Call for unifying and clarifying XML 1.0, DOM, XPATH, and XML Infoset

Steven R. Newcomb srn at techno.com
Mon Jan 31 21:14:10 GMT 2000


[Henry Thompson:]

> [The XML Schemas draft] certainly
> addresses the question of how a document containing multiple
> namespace-qualified information items can arrange for them to be
> validated by independent, pre-existing schemas for those namespaces.
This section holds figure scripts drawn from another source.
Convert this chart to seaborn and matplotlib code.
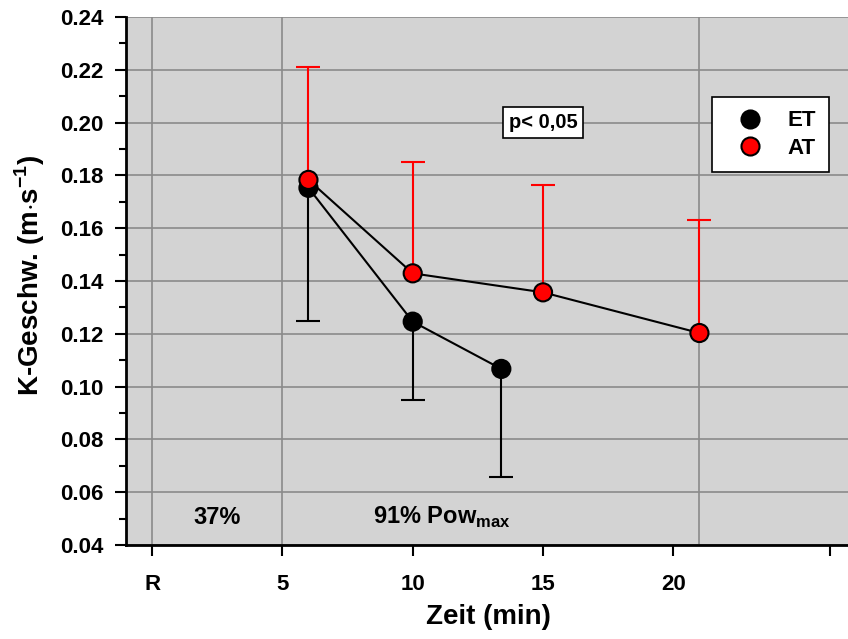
import numpy as np
import pandas as pd
import matplotlib
matplotlib.use("Agg")
import matplotlib.pyplot as plt
from matplotlib.ticker import MultipleLocator
from matplotlib.lines import Line2D
import seaborn as sns

# --- data ---
zeit_et = [6, 10, 13.4]
kg_et = [0.1753, 0.1246, 0.1067]
sd_et = [0.0503, 0.0296, 0.0409]     # drawn downwards

zeit_at = [6, 10, 15, 21]
kg_at = [0.1783, 0.1429, 0.1357, 0.1203]
sd_at = [0.0428, 0.0423, 0.0408, 0.0428]  # drawn upwards

x_ticks = [0, 5, 10, 15, 20, 26]
x_tick_labels = ['R', '5', '10', '15', '20', '']
phase_lines = [0, 5, 21]

df = pd.concat([
    pd.DataFrame({'zeit': zeit_et, 'kg': kg_et, 'gruppe': 'ET'}),
    pd.DataFrame({'zeit': zeit_at, 'kg': kg_at, 'gruppe': 'AT'}),
], ignore_index=True)

sns.set_style("ticks")
plt.rcParams['font.family'] = ['Liberation Sans', 'DejaVu Sans']
plt.rcParams['font.weight'] = 'bold'
plt.rcParams['mathtext.fontset'] = 'custom'
plt.rcParams['mathtext.rm'] = 'Liberation Sans:bold'
plt.rcParams['mathtext.bf'] = 'Liberation Sans:bold'
for k in ['text.color', 'axes.labelcolor', 'xtick.color', 'ytick.color']:
    plt.rcParams[k] = 'black'

fig = plt.figure(figsize=(8.48, 6.39), dpi=100)
ax = fig.add_axes([126 / 848, 94 / 639, 722 / 848, 528 / 639])
ax.set_facecolor('#d3d3d3')

# grid
for y in np.arange(0.04, 0.2401, 0.02):
    ax.axhline(y, color='#8a8a8a', lw=1.2, zorder=0)
for x in phase_lines:
    ax.axvline(x, color='#8a8a8a', lw=1.2, zorder=0)

# one-sided error bars: bar from the mean, cap only at the far end
et_low = np.array(kg_et) - np.array(sd_et)
at_high = np.array(kg_at) + np.array(sd_at)
ax.vlines(zeit_et, et_low, kg_et, color='black', lw=1.5, zorder=2)
ax.plot(zeit_et, et_low, ls='none', marker='_', markersize=17,
        markeredgewidth=1.5, color='black', zorder=2)
ax.vlines(zeit_at, kg_at, at_high, color='red', lw=1.5, zorder=2)
ax.plot(zeit_at, at_high, ls='none', marker='_', markersize=17,
        markeredgewidth=1.5, color='red', zorder=2)

# connecting lines
for g in ['ET', 'AT']:
    sns.lineplot(data=df[df['gruppe'] == g], x='zeit', y='kg', color='black',
                 lw=1.5, ax=ax, zorder=3, legend=False)

# markers
sns.scatterplot(data=df, x='zeit', y='kg', hue='gruppe',
                palette={'ET': 'black', 'AT': 'red'}, s=170,
                edgecolor='black', linewidth=1.5, ax=ax, zorder=4, legend=False)

ax.set_xlim(-1, 26.7)
ax.set_ylim(0.04, 0.24)
ax.set_xticks(x_ticks)
ax.set_xticklabels(x_tick_labels)
ax.set_yticks(np.arange(0.04, 0.2401, 0.02))
ax.set_yticklabels([f'{v:.2f}' for v in np.arange(0.04, 0.2401, 0.02)])
ax.yaxis.set_minor_locator(MultipleLocator(0.01))

ax.tick_params(axis='y', which='major', direction='out', length=8, width=1.5,
               labelsize=16, pad=8)
ax.tick_params(axis='y', which='minor', direction='out', length=5, width=1.5)
ax.tick_params(axis='x', which='major', direction='out', length=8, width=1.5,
               labelsize=16, pad=13)
for lab in ax.get_xticklabels() + ax.get_yticklabels():
    lab.set_fontweight('bold')

for s in ['top', 'right']:
    ax.spines[s].set_visible(False)
for s in ['left', 'bottom']:
    ax.spines[s].set_color('black')
    ax.spines[s].set_linewidth(2)

ax.set_xlabel('Zeit (min)', fontsize=20, fontweight='bold')
ax.set_ylabel(r'K-Geschw. (m$\cdot$s$^{\mathbf{-1}}$)', fontsize=20,
              fontweight='bold')
ax.xaxis.set_label_coords((488 - 126) / 722, -0.112)
ax.yaxis.set_label_coords(-0.11, 0.51)

# annotations
ax.text(2.5, 0.0505, '37%', fontsize=17, fontweight='bold',
        ha='center', va='center')
ax.text(11.1, 0.0505, r'91% Pow$_{\mathbf{max}}$', fontsize=17,
        fontweight='bold', ha='center', va='center')
ax.text(15, 0.2, 'p< 0,05', fontsize=14.5, fontweight='bold', ha='center',
        va='center', bbox=dict(boxstyle='square,pad=0.3', fc='white',
                               ec='black', lw=1.2), zorder=5)

handles = [
    Line2D([], [], ls='none', marker='o', markersize=13, markerfacecolor='black',
           markeredgecolor='black', markeredgewidth=1.5),
    Line2D([], [], ls='none', marker='o', markersize=13, markerfacecolor='red',
           markeredgecolor='black', markeredgewidth=1.5),
]
leg = ax.legend(handles, ['ET', 'AT'], loc='upper left',
                bbox_to_anchor=((712 - 126) / 722, (545 - 97) / 528),
                frameon=True, fancybox=False, framealpha=1,
                edgecolor='black', fontsize=16, handletextpad=0.6,
                labelspacing=0.3, borderpad=0.6, handlelength=2.2,
                borderaxespad=0)
leg.get_frame().set_linewidth(1.2)
for t in leg.get_texts():
    t.set_fontweight('bold')

fig.savefig('out.png', dpi=100)
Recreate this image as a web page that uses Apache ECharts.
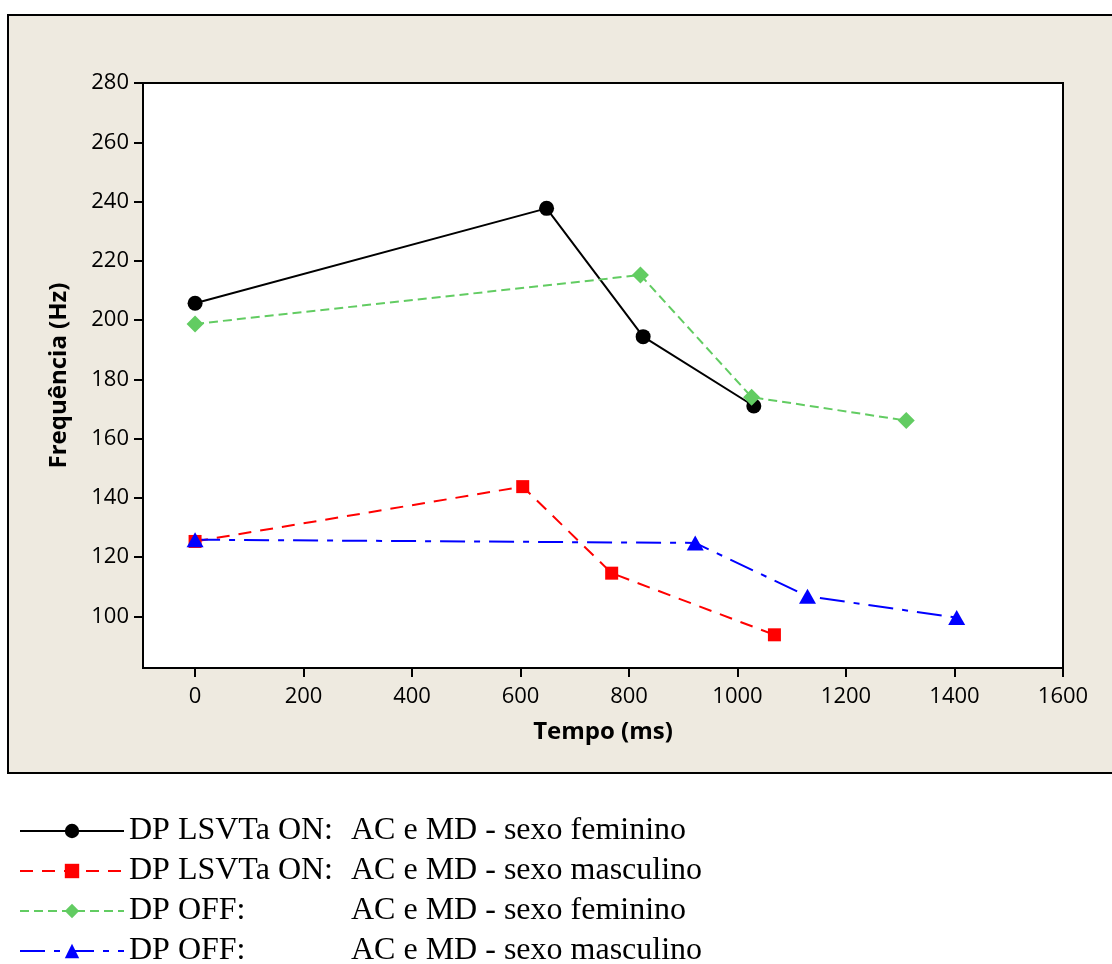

Exactly how does such validation happen?  For example:

Namespace A's independent schema provides that B elements must contain
a C element and may contain a D element, and that no B may appear
inside a C or a D, and no C or D can appear outside a B.  In other
words (if you'll forgive me for expressing this using traditional DTD
syntax):

 <!ELEMENT A:B ( A:C, A:D?)>
 <!ELEMENT A:C ( #PCDATA)>
 <!ELEMENT A:D ( #PCDATA)>

Namespace F's independent schema provides that G elements may contain
H elements and/or PCDATA, that no G may appear inside an H, and that
no H may appear outside a G.

 <!ELEMENT F:G ( F:H | #PCDATA)* >
 <!ELEMENT F:H ( #PCDATA) >

Now I want to write documents in which, within the constraints
outlined above, I can freely mix A:B, A:C, A:D, F:G, and F:H elements.
In order to make it possible to interchange such documents
meaningfully (in a vendor-neutral, application-neutral etc. context),
I need a way to tell whether my use of each of these namespaces
conforms to its governing constraints.  Following are some questions
that, for whatever reasons, I haven't been able to answer
satisfactorily:

(1) What do I have to do to validate my document against namespace A's
    constraints independently of any validation of namespace F's
    constraints, and vice versa?

(2) If an A:B contains an F:G, I gather that it's OK from the
    perspective of namespace A (right?).  What does
    namespace-A-specific software do with the F:G?  Does it see the
    F:G at all?  If the F:G is hidden, how did it get hidden?  Should
    the A-namespace-specific software look inside the F:G for A:C
    and/or A:D elements?  Is it OK (and/or necessary, from the
    perspective of namespace A's constraints) for A:C and A:D elements
    to be inside the F:G element, or not?

(3) From the perspective of namespace A, what happens to the data
    content of an F:G element that's inside an A:B?  Similarly, what
    happens to the data content of an F:H element that's inside a F:G
    element that's inside an A:C?

(4) Why isn't it possible for an element to be both an A:B and an F:G?
    There seems to be no reason to prohibit this, because it does not
    violate the constraints of either namespace A or F.  There seems
    to be a good reason to allow it; otherwise, one must insert markup
    for an element that serves no purpose other than to accommodate a
    weakness in the XML namespace paradigm.  And, there's no basis for
    deciding, when authoring such a document, whether the A:B should
    be inside the F:G, or vice versa.

-Steve

--
Steven R. Newcomb, President, TechnoTeacher, Inc.